(TASK REQUIREMENTS) Would you write out the listing verbatim and skip every picture in it?
======== STORED DATA
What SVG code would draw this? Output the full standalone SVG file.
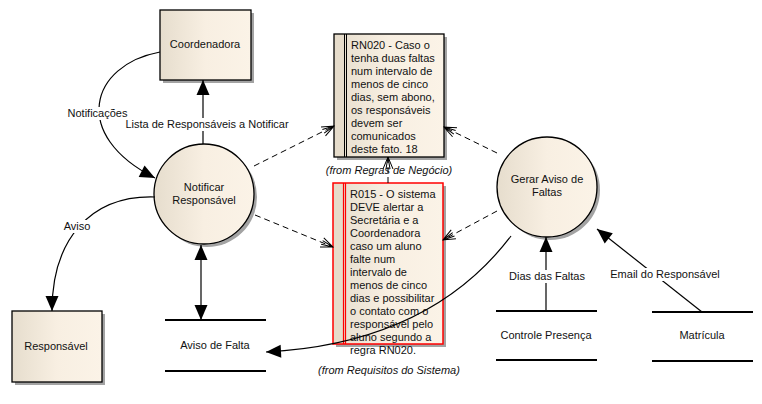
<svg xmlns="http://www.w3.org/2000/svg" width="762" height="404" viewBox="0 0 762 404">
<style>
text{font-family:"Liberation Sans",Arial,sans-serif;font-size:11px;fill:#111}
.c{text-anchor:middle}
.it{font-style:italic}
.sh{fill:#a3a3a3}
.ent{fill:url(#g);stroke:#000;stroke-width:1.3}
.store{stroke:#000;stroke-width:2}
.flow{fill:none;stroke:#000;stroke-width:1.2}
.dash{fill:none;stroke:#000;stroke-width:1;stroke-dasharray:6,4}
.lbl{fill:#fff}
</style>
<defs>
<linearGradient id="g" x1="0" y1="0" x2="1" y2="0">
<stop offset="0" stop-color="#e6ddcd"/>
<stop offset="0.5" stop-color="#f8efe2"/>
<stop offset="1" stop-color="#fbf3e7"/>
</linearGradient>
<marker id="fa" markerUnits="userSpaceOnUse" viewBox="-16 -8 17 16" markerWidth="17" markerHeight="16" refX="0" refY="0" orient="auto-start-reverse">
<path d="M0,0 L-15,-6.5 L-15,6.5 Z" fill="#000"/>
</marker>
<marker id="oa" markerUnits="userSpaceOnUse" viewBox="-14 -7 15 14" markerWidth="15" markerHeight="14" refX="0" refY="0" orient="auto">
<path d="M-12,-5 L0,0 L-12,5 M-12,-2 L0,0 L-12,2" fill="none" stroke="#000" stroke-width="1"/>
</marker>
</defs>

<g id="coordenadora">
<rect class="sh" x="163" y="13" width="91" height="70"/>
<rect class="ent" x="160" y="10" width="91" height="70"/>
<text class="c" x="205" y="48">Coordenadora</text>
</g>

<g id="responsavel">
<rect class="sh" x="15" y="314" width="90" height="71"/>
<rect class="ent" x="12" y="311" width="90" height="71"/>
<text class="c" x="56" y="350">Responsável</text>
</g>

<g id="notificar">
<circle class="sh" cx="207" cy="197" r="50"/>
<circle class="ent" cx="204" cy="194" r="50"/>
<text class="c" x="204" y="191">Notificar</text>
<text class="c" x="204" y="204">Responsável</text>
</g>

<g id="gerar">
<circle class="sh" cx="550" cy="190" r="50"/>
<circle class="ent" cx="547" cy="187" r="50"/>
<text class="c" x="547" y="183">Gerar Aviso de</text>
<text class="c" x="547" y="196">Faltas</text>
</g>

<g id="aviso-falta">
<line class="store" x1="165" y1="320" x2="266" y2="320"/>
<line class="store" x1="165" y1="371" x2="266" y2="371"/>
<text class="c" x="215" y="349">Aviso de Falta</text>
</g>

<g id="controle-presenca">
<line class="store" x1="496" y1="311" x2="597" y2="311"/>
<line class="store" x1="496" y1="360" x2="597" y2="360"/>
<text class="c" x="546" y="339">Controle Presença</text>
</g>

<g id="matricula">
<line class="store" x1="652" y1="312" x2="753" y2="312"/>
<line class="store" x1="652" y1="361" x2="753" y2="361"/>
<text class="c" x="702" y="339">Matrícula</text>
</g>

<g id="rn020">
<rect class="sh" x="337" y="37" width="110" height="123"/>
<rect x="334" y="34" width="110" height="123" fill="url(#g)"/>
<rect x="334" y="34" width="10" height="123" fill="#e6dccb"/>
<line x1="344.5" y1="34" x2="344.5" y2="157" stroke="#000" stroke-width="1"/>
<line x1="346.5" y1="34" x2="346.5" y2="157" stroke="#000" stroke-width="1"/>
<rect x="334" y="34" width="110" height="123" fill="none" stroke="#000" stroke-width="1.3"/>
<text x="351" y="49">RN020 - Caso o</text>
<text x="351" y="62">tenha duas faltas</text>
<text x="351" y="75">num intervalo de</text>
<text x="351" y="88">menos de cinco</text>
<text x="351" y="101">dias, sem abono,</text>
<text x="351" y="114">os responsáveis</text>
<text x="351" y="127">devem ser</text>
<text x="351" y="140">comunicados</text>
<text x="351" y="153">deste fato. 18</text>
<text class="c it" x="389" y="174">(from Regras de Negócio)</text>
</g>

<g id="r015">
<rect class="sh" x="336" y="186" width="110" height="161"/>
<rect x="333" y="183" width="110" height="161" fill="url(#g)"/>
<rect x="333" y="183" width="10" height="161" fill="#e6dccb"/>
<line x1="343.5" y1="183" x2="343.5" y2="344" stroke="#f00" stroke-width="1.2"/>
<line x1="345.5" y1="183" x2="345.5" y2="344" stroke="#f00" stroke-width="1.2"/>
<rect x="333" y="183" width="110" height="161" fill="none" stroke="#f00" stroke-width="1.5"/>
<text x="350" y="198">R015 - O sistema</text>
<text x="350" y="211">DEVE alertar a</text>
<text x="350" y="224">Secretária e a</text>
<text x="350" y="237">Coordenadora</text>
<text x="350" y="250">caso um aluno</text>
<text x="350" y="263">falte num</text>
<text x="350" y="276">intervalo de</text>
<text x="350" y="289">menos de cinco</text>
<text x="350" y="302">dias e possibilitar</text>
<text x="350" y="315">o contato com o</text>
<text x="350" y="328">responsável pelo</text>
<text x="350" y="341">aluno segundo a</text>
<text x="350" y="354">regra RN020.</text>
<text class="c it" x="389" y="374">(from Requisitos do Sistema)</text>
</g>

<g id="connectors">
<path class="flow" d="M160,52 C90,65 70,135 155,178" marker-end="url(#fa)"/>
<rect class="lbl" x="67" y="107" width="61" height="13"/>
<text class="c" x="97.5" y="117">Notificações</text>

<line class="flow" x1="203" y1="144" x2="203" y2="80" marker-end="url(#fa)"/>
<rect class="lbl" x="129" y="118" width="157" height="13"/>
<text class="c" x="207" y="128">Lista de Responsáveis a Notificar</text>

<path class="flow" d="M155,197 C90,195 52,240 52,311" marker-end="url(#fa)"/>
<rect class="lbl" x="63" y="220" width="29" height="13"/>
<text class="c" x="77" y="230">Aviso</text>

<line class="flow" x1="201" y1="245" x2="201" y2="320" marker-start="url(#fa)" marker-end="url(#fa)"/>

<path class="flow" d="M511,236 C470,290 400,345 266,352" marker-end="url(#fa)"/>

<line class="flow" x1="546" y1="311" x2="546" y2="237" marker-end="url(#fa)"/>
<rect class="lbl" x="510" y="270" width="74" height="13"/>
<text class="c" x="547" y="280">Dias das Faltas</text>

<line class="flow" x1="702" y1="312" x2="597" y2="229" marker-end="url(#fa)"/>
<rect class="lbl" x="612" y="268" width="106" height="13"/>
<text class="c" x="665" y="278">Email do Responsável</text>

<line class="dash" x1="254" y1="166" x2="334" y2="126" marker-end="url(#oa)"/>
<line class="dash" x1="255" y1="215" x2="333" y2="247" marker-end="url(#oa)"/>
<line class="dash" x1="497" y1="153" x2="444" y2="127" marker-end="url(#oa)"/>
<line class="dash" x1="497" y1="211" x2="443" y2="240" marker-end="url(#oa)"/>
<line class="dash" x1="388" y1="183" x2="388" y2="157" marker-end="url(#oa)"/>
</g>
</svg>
================
(RESPONSE)
What SVG code would draw this? Output the full standalone SVG file.
<svg xmlns="http://www.w3.org/2000/svg" width="762" height="404" viewBox="0 0 762 404">
<style>
text{font-family:"Liberation Sans",Arial,sans-serif;font-size:11px;fill:#111}
.c{text-anchor:middle}
.it{font-style:italic}
.sh{fill:#a3a3a3}
.ent{fill:url(#g);stroke:#000;stroke-width:1.3}
.store{stroke:#000;stroke-width:2}
.flow{fill:none;stroke:#000;stroke-width:1.2}
.dash{fill:none;stroke:#000;stroke-width:1;stroke-dasharray:6,4}
.lbl{fill:#fff}
</style>
<defs>
<linearGradient id="g" x1="0" y1="0" x2="1" y2="0">
<stop offset="0" stop-color="#e6ddcd"/>
<stop offset="0.5" stop-color="#f8efe2"/>
<stop offset="1" stop-color="#fbf3e7"/>
</linearGradient>
<marker id="fa" markerUnits="userSpaceOnUse" viewBox="-16 -8 17 16" markerWidth="17" markerHeight="16" refX="0" refY="0" orient="auto-start-reverse">
<path d="M0,0 L-15,-6.5 L-15,6.5 Z" fill="#000"/>
</marker>
<marker id="oa" markerUnits="userSpaceOnUse" viewBox="-14 -7 15 14" markerWidth="15" markerHeight="14" refX="0" refY="0" orient="auto">
<path d="M-12,-5 L0,0 L-12,5 M-12,-2 L0,0 L-12,2" fill="none" stroke="#000" stroke-width="1"/>
</marker>
</defs>

<g id="coordenadora">
<rect class="sh" x="163" y="13" width="91" height="70"/>
<rect class="ent" x="160" y="10" width="91" height="70"/>
<text class="c" x="205" y="48">Coordenadora</text>
</g>

<g id="responsavel">
<rect class="sh" x="15" y="314" width="90" height="71"/>
<rect class="ent" x="12" y="311" width="90" height="71"/>
<text class="c" x="56" y="350">Responsável</text>
</g>

<g id="notificar">
<circle class="sh" cx="207" cy="197" r="50"/>
<circle class="ent" cx="204" cy="194" r="50"/>
<text class="c" x="204" y="191">Notificar</text>
<text class="c" x="204" y="204">Responsável</text>
</g>

<g id="gerar">
<circle class="sh" cx="550" cy="190" r="50"/>
<circle class="ent" cx="547" cy="187" r="50"/>
<text class="c" x="547" y="183">Gerar Aviso de</text>
<text class="c" x="547" y="196">Faltas</text>
</g>

<g id="aviso-falta">
<line class="store" x1="165" y1="320" x2="266" y2="320"/>
<line class="store" x1="165" y1="371" x2="266" y2="371"/>
<text class="c" x="215" y="349">Aviso de Falta</text>
</g>

<g id="controle-presenca">
<line class="store" x1="496" y1="311" x2="597" y2="311"/>
<line class="store" x1="496" y1="360" x2="597" y2="360"/>
<text class="c" x="546" y="339">Controle Presença</text>
</g>

<g id="matricula">
<line class="store" x1="652" y1="312" x2="753" y2="312"/>
<line class="store" x1="652" y1="361" x2="753" y2="361"/>
<text class="c" x="702" y="339">Matrícula</text>
</g>

<g id="rn020">
<rect class="sh" x="337" y="37" width="110" height="123"/>
<rect x="334" y="34" width="110" height="123" fill="url(#g)"/>
<rect x="334" y="34" width="10" height="123" fill="#e6dccb"/>
<line x1="344.5" y1="34" x2="344.5" y2="157" stroke="#000" stroke-width="1"/>
<line x1="346.5" y1="34" x2="346.5" y2="157" stroke="#000" stroke-width="1"/>
<rect x="334" y="34" width="110" height="123" fill="none" stroke="#000" stroke-width="1.3"/>
<text x="351" y="49">RN020 - Caso o</text>
<text x="351" y="62">tenha duas faltas</text>
<text x="351" y="75">num intervalo de</text>
<text x="351" y="88">menos de cinco</text>
<text x="351" y="101">dias, sem abono,</text>
<text x="351" y="114">os responsáveis</text>
<text x="351" y="127">devem ser</text>
<text x="351" y="140">comunicados</text>
<text x="351" y="153">deste fato. 18</text>
<text class="c it" x="389" y="174">(from Regras de Negócio)</text>
</g>

<g id="r015">
<rect class="sh" x="336" y="186" width="110" height="161"/>
<rect x="333" y="183" width="110" height="161" fill="url(#g)"/>
<rect x="333" y="183" width="10" height="161" fill="#e6dccb"/>
<line x1="343.5" y1="183" x2="343.5" y2="344" stroke="#f00" stroke-width="1.2"/>
<line x1="345.5" y1="183" x2="345.5" y2="344" stroke="#f00" stroke-width="1.2"/>
<rect x="333" y="183" width="110" height="161" fill="none" stroke="#f00" stroke-width="1.5"/>
<text x="350" y="198">R015 - O sistema</text>
<text x="350" y="211">DEVE alertar a</text>
<text x="350" y="224">Secretária e a</text>
<text x="350" y="237">Coordenadora</text>
<text x="350" y="250">caso um aluno</text>
<text x="350" y="263">falte num</text>
<text x="350" y="276">intervalo de</text>
<text x="350" y="289">menos de cinco</text>
<text x="350" y="302">dias e possibilitar</text>
<text x="350" y="315">o contato com o</text>
<text x="350" y="328">responsável pelo</text>
<text x="350" y="341">aluno segundo a</text>
<text x="350" y="354">regra RN020.</text>
<text class="c it" x="389" y="374">(from Requisitos do Sistema)</text>
</g>

<g id="connectors">
<path class="flow" d="M160,52 C90,65 70,135 155,178" marker-end="url(#fa)"/>
<rect class="lbl" x="67" y="107" width="61" height="13"/>
<text class="c" x="97.5" y="117">Notificações</text>

<line class="flow" x1="203" y1="144" x2="203" y2="80" marker-end="url(#fa)"/>
<rect class="lbl" x="129" y="118" width="157" height="13"/>
<text class="c" x="207" y="128">Lista de Responsáveis a Notificar</text>

<path class="flow" d="M155,197 C90,195 52,240 52,311" marker-end="url(#fa)"/>
<rect class="lbl" x="63" y="220" width="29" height="13"/>
<text class="c" x="77" y="230">Aviso</text>

<line class="flow" x1="201" y1="245" x2="201" y2="320" marker-start="url(#fa)" marker-end="url(#fa)"/>

<path class="flow" d="M511,236 C470,290 400,345 266,352" marker-end="url(#fa)"/>

<line class="flow" x1="546" y1="311" x2="546" y2="237" marker-end="url(#fa)"/>
<rect class="lbl" x="510" y="270" width="74" height="13"/>
<text class="c" x="547" y="280">Dias das Faltas</text>

<line class="flow" x1="702" y1="312" x2="597" y2="229" marker-end="url(#fa)"/>
<rect class="lbl" x="612" y="268" width="106" height="13"/>
<text class="c" x="665" y="278">Email do Responsável</text>

<line class="dash" x1="254" y1="166" x2="334" y2="126" marker-end="url(#oa)"/>
<line class="dash" x1="255" y1="215" x2="333" y2="247" marker-end="url(#oa)"/>
<line class="dash" x1="497" y1="153" x2="444" y2="127" marker-end="url(#oa)"/>
<line class="dash" x1="497" y1="211" x2="443" y2="240" marker-end="url(#oa)"/>
<line class="dash" x1="388" y1="183" x2="388" y2="157" marker-end="url(#oa)"/>
</g>
</svg>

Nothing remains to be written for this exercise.